Bradbury writes about what happens when you open a bottle of dandelion wine in the depths of winter: (it's more romantic than my tasting notes!)

"And there, row upon row, with the soft gleam of flowers opened at morning, with the light of this June sun glowing through a faint skin of dust, would stand the dandelion wine. Peer through it at the wintry day - the snow melted to grass, the trees were reinhabitated with bird, leaf, and blossoms like a continent of butterflies breathing on the wind. And peering through, colour sky from iron to blue."

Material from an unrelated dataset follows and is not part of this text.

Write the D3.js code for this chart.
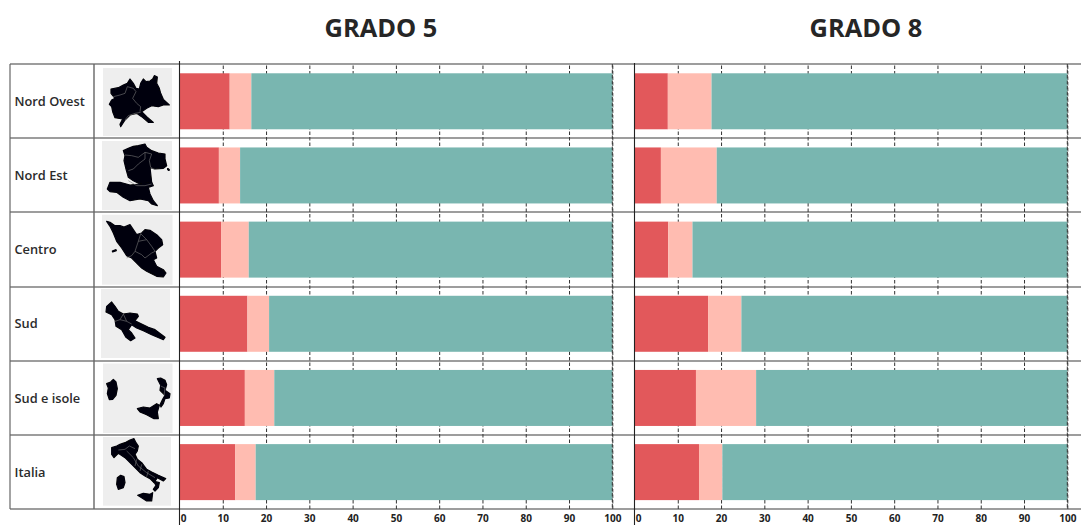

This is what fermentation gives us. Not just probiotics. Not just flavour. But the ability to hold time. To capture a moment - a summer afternoon, a lawn full of dandelions, your hands stained yellow with pollen - and preserve it. Transform it. Turn it into something that will sustain you when the world turns cold.

Every time we lose a fermentation tradition, every time someone's grandmother dies without passing on her recipe or her methods, all the times we have anihilated a people or race, or shamed traditional foods, banned a food or drink,  the world is bankrupted of that specific knowledge. That specific touch.

I guess this is why I am drawn to teach. Tell stories, write books or here on this site... not knowing if anyone will read it. And more romantically, why I bend over dandelion patches and remember I have a nose.

Not because fermentation is trendy or because probiotics are having a moment. But because these are practices that connect us - to our ancestors, to each other, to the invisible world of bacteria and yeasts that makes life possible, to the simple act of touching something and changing it into something like us.

Gardening is the handiest excuse for being a philosopher, Bradbury said.

But so is fermentation.

Nobody guesses, nobody accuses, nobody knows - but there you are, thinking things through, alone with your dandelions and your buckets and your ancient, invisible allies.

There you are, doing work that women have done for thousands of years.

There you are, bending over, remembering you have a nose.

There you are, making wine from weeds.

There you are, holding summer in your hand.